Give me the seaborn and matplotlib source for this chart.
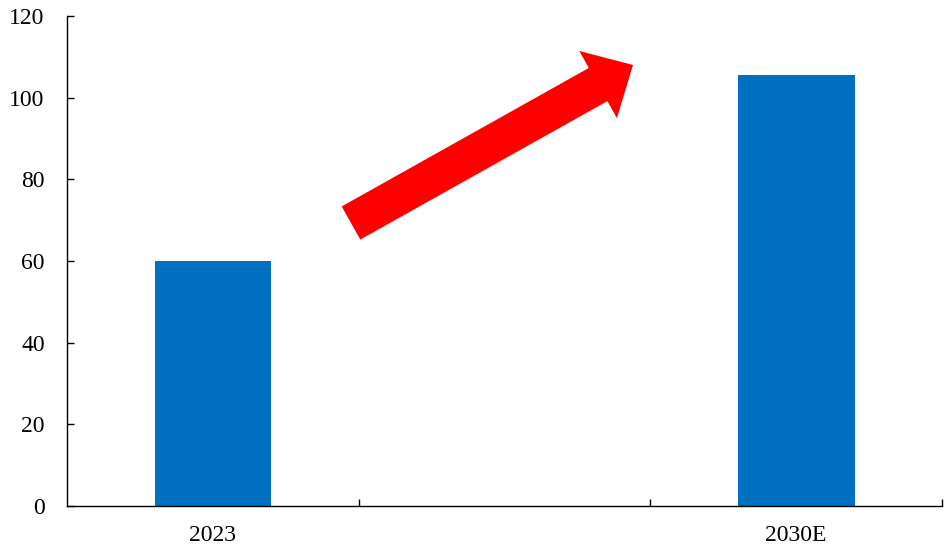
import matplotlib
matplotlib.use("Agg")
import matplotlib.pyplot as plt
import seaborn as sns
import pandas as pd
import numpy as np
from matplotlib.patches import FancyArrow

categories = ["2023", " ", "2030E"]
values = [60.0, np.nan, 105.5]
yticks = [0, 20, 40, 60, 80, 100, 120]

sns.set_theme(style="white")
plt.rcParams["font.family"] = ["Liberation Serif", "DejaVu Serif"]

df = pd.DataFrame({"cat": categories, "val": values})

fig = plt.figure(figsize=(9.5, 5.5), dpi=100)
ax = fig.add_axes([67/950, 44/550, 875/950, 490/550])

sns.barplot(data=df, x="cat", y="val", order=categories, color="#0070C0",
            width=0.4, saturation=1, ax=ax, errorbar=None, linewidth=0)

ax.set_xlim(-0.5, 2.5)
ax.set_ylim(0, 120)
ax.set_yticks(yticks)
ax.set_yticklabels([str(t) for t in yticks])
ax.set_xlabel("")
ax.set_ylabel("")

ax.set_xticks(range(len(categories)))
ax.set_xticklabels(categories)
ax.set_xticks([0.5, 1.5, 2.5], minor=True)
ax.tick_params(axis="x", which="major", length=0, pad=14, labelsize=17, colors="black")
ax.tick_params(axis="x", which="minor", length=5, width=1, direction="in", color="black", bottom=True)
ax.tick_params(axis="y", which="major", length=5, width=1, direction="in", pad=16, labelsize=17,
               colors="black", left=True)

for s in ["top", "right"]:
    ax.spines[s].set_visible(False)
for s in ["left", "bottom"]:
    ax.spines[s].set_color("black")
    ax.spines[s].set_linewidth(1.0)

# red trend arrow (decoration), in figure inches (isotropic)
x0, y0 = 351/100, (550-223)/100
dx, dy = 282/100, 158/100
arrow = FancyArrow(x0, y0, dx, dy, width=0.38, head_width=0.77, head_length=0.40,
                   length_includes_head=True, color="#FF0000", lw=0,
                   transform=fig.dpi_scale_trans)
fig.patches.append(arrow)

fig.savefig("out.png", dpi=100)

* **Task requirements**
Copy every line of the listing where the word "seaborn" appears.

* **Expected output**
Give me the seaborn and matplotlib source for this chart.
import seaborn as sns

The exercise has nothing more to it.